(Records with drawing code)

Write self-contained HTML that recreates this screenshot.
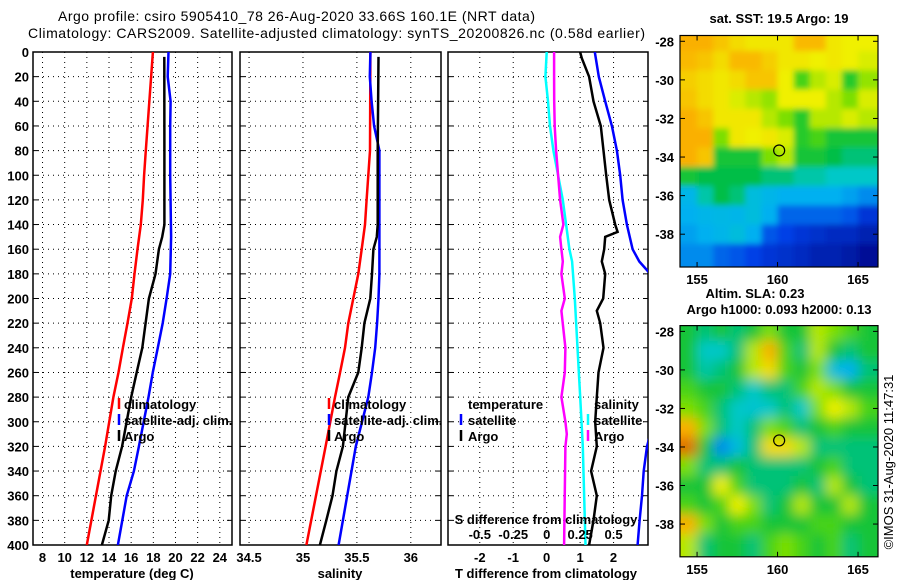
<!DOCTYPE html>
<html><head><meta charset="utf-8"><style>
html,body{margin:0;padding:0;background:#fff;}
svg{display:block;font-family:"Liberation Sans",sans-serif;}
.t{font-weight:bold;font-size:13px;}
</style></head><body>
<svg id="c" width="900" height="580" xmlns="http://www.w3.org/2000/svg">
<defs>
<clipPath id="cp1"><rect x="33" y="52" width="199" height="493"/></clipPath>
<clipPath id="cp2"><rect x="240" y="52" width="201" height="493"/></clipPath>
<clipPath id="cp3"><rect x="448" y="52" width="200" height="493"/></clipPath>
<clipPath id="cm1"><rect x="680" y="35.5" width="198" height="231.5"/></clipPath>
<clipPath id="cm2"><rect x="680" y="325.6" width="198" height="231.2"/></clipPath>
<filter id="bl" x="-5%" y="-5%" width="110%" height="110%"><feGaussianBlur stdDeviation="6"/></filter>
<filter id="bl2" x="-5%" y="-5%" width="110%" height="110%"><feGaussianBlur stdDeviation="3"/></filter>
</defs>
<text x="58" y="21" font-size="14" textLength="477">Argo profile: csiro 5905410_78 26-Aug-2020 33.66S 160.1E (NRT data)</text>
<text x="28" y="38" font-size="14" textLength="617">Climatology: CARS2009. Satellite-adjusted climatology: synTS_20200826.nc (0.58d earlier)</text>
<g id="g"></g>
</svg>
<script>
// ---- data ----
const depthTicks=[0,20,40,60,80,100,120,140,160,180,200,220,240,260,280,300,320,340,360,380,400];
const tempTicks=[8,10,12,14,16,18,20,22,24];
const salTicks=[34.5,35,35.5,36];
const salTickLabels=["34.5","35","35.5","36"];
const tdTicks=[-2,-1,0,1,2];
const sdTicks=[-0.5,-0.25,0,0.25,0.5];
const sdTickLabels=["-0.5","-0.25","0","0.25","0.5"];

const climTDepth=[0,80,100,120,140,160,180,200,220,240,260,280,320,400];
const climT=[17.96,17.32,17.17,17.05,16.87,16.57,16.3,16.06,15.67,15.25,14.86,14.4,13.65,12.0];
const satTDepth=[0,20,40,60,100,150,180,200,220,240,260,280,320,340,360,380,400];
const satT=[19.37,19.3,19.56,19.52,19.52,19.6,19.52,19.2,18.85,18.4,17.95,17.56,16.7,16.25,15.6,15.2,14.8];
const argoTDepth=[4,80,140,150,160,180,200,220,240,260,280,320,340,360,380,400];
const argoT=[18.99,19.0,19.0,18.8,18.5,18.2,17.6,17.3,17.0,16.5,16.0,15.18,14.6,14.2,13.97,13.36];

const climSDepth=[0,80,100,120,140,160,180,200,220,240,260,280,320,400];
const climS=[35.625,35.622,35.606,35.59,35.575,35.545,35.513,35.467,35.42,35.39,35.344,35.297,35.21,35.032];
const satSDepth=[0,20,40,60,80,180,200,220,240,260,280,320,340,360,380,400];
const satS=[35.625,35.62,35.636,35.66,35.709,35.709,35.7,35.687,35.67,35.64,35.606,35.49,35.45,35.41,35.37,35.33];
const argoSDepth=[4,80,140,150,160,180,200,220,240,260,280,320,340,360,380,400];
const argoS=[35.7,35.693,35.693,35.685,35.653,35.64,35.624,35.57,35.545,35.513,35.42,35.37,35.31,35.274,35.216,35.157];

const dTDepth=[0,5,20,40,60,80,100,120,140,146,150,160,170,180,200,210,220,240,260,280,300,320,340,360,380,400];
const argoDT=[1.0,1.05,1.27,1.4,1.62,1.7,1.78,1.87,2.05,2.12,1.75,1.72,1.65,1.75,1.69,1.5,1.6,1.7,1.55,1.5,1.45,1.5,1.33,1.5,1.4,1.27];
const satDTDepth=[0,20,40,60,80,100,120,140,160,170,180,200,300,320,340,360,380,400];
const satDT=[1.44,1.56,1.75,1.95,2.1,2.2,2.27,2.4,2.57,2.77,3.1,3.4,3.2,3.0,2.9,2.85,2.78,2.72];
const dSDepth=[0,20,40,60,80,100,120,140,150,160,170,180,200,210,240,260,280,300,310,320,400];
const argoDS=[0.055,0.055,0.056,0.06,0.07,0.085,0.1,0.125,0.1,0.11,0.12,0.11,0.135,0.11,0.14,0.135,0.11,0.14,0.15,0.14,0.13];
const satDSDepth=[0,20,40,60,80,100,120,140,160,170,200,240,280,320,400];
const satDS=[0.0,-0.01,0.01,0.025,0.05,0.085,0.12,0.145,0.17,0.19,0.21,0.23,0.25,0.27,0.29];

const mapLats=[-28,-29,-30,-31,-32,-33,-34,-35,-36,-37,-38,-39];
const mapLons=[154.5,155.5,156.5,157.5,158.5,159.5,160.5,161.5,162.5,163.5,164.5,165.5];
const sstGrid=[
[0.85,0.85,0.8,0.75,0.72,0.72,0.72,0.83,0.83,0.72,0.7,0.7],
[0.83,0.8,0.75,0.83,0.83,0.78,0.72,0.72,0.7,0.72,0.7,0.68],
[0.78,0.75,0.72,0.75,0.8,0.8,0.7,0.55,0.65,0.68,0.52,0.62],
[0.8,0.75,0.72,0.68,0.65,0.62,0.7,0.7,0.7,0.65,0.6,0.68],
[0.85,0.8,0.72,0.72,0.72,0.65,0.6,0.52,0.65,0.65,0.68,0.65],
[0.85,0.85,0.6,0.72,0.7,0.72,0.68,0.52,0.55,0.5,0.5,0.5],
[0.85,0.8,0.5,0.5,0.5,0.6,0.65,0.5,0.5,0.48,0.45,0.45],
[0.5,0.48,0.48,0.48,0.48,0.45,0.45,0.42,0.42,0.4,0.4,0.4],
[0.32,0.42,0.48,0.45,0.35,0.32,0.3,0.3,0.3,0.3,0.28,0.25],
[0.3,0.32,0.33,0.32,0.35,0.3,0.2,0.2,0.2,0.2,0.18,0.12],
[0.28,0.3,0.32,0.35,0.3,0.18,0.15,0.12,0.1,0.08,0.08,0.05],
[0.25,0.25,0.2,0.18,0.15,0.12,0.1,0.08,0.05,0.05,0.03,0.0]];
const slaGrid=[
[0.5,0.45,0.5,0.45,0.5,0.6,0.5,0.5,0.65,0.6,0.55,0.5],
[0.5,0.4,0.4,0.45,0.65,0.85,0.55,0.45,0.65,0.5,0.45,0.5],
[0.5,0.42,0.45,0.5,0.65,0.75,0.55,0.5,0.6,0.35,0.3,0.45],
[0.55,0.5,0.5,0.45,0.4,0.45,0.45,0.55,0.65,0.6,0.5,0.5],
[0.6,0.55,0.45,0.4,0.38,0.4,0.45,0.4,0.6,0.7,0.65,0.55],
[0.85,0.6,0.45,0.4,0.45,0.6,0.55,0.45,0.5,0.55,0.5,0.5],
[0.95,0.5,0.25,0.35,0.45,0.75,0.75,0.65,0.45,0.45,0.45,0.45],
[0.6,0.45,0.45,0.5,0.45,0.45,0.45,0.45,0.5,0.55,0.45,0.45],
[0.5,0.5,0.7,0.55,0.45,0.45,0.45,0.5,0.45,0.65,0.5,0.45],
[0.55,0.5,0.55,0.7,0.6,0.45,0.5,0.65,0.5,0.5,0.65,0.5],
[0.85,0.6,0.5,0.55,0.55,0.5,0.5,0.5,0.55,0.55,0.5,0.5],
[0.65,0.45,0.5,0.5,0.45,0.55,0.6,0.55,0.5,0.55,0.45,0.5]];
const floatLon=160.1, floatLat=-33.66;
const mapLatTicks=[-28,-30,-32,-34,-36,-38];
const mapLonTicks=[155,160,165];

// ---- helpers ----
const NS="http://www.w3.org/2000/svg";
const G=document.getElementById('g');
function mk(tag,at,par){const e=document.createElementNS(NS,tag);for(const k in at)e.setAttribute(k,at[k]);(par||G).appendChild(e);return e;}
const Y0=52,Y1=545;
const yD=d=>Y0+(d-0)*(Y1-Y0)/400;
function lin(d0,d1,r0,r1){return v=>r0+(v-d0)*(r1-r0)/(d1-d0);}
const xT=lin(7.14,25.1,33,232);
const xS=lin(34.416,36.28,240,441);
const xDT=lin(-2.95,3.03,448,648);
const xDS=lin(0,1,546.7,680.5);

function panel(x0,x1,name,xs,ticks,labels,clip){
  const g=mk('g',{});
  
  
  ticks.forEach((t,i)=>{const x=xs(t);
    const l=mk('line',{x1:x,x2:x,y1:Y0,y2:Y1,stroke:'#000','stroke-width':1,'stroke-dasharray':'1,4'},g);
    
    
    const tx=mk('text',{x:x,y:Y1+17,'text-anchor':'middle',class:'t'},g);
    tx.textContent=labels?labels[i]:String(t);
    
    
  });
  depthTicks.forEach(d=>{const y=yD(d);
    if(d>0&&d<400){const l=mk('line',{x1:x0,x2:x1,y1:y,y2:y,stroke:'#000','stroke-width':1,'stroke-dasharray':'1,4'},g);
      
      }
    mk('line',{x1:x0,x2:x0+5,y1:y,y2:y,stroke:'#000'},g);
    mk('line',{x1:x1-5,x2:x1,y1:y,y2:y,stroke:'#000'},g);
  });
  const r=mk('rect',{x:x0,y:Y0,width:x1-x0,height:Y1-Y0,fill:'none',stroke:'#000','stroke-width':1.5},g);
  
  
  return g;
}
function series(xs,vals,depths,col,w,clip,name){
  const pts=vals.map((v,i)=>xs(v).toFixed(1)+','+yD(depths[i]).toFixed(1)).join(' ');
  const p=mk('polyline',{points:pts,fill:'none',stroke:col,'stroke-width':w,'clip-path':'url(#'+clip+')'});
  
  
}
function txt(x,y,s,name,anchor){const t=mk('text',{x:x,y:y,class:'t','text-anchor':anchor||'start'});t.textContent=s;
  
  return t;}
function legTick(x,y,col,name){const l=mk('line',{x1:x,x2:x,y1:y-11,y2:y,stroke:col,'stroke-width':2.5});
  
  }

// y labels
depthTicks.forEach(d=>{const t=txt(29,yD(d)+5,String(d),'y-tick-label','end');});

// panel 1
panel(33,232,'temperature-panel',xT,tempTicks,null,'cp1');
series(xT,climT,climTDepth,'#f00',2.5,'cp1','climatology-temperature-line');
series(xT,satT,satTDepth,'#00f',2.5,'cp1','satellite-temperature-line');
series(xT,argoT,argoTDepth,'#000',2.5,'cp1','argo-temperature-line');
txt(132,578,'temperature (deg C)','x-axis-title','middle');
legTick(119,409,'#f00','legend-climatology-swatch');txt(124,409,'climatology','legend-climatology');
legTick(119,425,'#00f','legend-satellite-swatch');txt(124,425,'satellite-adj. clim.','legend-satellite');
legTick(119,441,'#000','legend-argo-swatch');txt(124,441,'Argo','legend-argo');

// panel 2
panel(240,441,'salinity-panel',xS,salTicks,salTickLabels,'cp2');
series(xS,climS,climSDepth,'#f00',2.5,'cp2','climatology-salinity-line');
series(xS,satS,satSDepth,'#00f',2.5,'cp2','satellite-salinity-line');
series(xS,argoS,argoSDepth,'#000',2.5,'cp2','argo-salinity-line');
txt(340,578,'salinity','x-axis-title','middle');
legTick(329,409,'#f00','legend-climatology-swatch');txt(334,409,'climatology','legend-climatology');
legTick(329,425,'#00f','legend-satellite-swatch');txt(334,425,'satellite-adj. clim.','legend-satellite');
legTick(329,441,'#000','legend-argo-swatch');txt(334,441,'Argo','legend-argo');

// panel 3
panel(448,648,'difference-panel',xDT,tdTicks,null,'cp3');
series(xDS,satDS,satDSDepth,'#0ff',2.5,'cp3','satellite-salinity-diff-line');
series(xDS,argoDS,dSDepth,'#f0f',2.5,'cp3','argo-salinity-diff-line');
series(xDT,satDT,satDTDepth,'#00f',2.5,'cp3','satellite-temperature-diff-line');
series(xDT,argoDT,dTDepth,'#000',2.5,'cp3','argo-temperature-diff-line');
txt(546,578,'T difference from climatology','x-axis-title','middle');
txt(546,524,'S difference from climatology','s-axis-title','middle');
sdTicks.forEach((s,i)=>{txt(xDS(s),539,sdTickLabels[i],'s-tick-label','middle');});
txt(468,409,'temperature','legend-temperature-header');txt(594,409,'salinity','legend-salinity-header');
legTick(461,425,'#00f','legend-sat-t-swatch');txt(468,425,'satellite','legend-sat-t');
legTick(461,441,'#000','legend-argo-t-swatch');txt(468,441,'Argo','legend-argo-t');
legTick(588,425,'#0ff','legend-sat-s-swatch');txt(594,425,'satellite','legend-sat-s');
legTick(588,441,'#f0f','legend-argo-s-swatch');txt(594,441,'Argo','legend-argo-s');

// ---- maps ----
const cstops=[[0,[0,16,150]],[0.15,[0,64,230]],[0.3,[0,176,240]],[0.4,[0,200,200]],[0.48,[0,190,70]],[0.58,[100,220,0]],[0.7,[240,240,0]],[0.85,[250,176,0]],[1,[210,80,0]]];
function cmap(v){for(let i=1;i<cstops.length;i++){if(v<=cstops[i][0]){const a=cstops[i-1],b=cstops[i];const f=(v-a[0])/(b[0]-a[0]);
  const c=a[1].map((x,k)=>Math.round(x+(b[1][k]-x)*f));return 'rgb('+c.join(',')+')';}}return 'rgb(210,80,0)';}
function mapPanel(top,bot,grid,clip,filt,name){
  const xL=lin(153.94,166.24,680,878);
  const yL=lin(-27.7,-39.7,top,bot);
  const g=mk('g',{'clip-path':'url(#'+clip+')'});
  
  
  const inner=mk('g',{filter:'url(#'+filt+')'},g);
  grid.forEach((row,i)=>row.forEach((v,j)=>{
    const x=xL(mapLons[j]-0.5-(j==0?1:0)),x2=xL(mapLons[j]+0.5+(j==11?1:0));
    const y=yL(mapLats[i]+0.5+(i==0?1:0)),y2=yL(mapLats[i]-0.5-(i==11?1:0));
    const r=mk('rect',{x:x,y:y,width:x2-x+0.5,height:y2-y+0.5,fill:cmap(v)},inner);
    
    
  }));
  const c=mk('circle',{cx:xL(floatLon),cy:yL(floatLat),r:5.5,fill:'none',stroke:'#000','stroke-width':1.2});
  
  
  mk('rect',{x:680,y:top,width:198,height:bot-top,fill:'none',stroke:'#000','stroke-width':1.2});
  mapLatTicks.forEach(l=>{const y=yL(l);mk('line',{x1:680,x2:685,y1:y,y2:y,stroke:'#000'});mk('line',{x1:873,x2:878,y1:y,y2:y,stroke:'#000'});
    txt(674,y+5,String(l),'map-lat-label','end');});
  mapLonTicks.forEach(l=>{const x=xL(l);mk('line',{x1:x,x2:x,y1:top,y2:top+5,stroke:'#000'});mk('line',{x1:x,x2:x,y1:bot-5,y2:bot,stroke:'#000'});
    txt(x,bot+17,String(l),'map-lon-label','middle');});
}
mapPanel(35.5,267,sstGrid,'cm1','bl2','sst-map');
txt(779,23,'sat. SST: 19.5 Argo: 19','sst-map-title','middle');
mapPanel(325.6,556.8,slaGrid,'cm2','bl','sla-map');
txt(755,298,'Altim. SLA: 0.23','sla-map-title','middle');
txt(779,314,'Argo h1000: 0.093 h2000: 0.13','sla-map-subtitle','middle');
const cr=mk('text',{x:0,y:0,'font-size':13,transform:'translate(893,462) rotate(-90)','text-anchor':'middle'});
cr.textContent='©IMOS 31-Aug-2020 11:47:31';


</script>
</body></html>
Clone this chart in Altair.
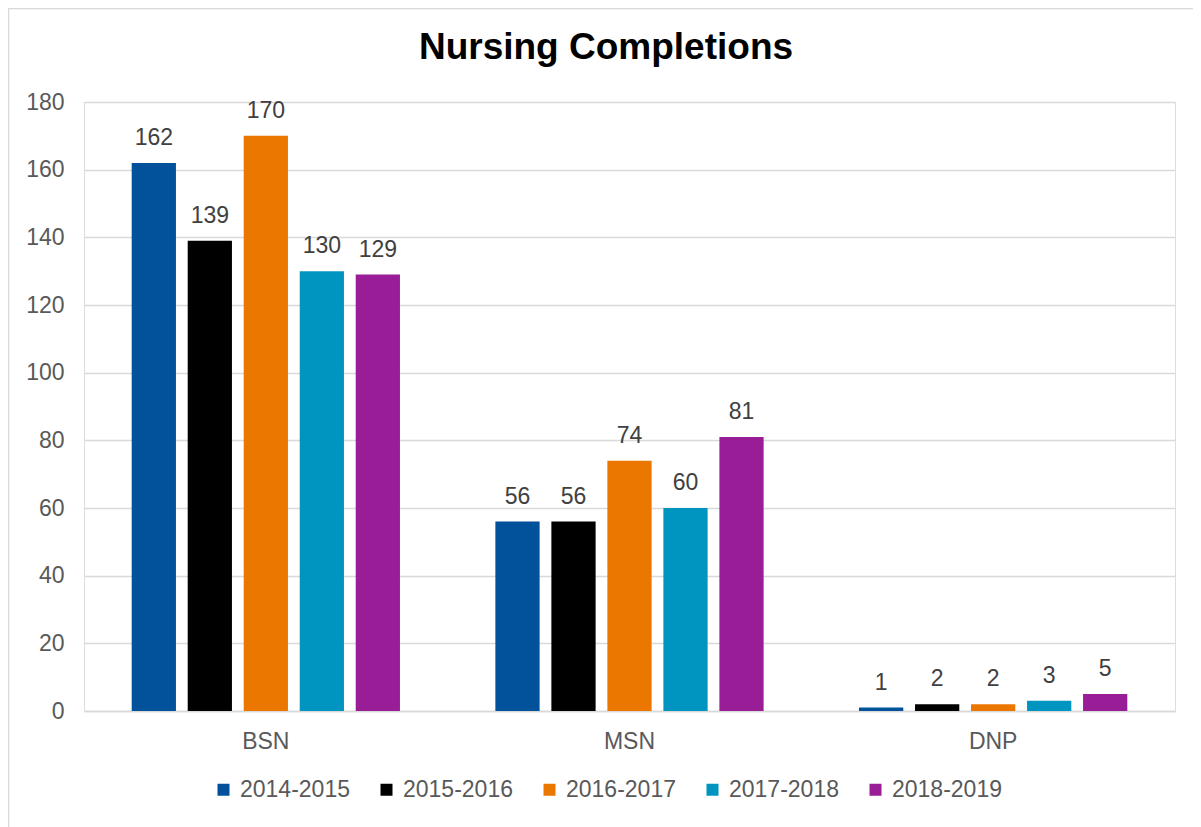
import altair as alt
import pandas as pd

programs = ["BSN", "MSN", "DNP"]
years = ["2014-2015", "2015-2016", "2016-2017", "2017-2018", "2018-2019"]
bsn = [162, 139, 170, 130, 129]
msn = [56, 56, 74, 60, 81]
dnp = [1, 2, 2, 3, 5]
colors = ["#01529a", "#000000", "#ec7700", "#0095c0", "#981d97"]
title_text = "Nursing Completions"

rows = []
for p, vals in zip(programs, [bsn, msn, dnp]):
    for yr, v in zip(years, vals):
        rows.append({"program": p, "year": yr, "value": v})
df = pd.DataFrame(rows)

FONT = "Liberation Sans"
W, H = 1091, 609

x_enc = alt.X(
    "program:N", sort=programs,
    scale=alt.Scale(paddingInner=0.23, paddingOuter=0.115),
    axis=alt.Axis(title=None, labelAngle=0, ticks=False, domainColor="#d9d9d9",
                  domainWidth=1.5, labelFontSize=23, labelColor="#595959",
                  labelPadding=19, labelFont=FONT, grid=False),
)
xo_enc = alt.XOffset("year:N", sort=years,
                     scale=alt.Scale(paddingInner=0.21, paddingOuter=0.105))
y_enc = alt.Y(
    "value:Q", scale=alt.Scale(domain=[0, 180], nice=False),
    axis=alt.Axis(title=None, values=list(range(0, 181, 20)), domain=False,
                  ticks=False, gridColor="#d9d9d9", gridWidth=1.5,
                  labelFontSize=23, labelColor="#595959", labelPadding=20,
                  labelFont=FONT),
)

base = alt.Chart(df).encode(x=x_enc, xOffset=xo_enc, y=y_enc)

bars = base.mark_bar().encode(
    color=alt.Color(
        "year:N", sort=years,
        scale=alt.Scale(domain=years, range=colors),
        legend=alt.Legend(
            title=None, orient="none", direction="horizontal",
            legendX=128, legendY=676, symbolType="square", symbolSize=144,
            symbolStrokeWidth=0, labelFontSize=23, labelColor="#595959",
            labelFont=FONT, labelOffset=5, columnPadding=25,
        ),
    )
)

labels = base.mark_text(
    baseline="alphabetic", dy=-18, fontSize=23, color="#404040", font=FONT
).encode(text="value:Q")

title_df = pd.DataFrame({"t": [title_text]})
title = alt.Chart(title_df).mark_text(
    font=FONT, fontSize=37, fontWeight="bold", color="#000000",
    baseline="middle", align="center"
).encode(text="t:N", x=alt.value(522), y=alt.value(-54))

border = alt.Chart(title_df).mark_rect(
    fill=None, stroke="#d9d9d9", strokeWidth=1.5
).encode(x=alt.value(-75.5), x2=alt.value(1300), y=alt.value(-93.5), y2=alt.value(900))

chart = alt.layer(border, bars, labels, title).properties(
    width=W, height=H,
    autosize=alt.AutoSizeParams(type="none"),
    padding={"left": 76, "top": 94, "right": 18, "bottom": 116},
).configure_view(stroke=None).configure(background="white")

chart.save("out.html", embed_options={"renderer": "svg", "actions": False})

» **SHORT TASK**: Pictures excluded, retype exactly the lines running from the one with "Clone this chart in Altair." through the one with "W, H = 1091, 609". Include both end lines and nothing more.

» **ANSWER TO THE TASK**:
Clone this chart in Altair.
import altair as alt
import pandas as pd

programs = ["BSN", "MSN", "DNP"]
years = ["2014-2015", "2015-2016", "2016-2017", "2017-2018", "2018-2019"]
bsn = [162, 139, 170, 130, 129]
msn = [56, 56, 74, 60, 81]
dnp = [1, 2, 2, 3, 5]
colors = ["#01529a", "#000000", "#ec7700", "#0095c0", "#981d97"]
title_text = "Nursing Completions"

rows = []
for p, vals in zip(programs, [bsn, msn, dnp]):
    for yr, v in zip(years, vals):
        rows.append({"program": p, "year": yr, "value": v})
df = pd.DataFrame(rows)

FONT = "Liberation Sans"
W, H = 1091, 609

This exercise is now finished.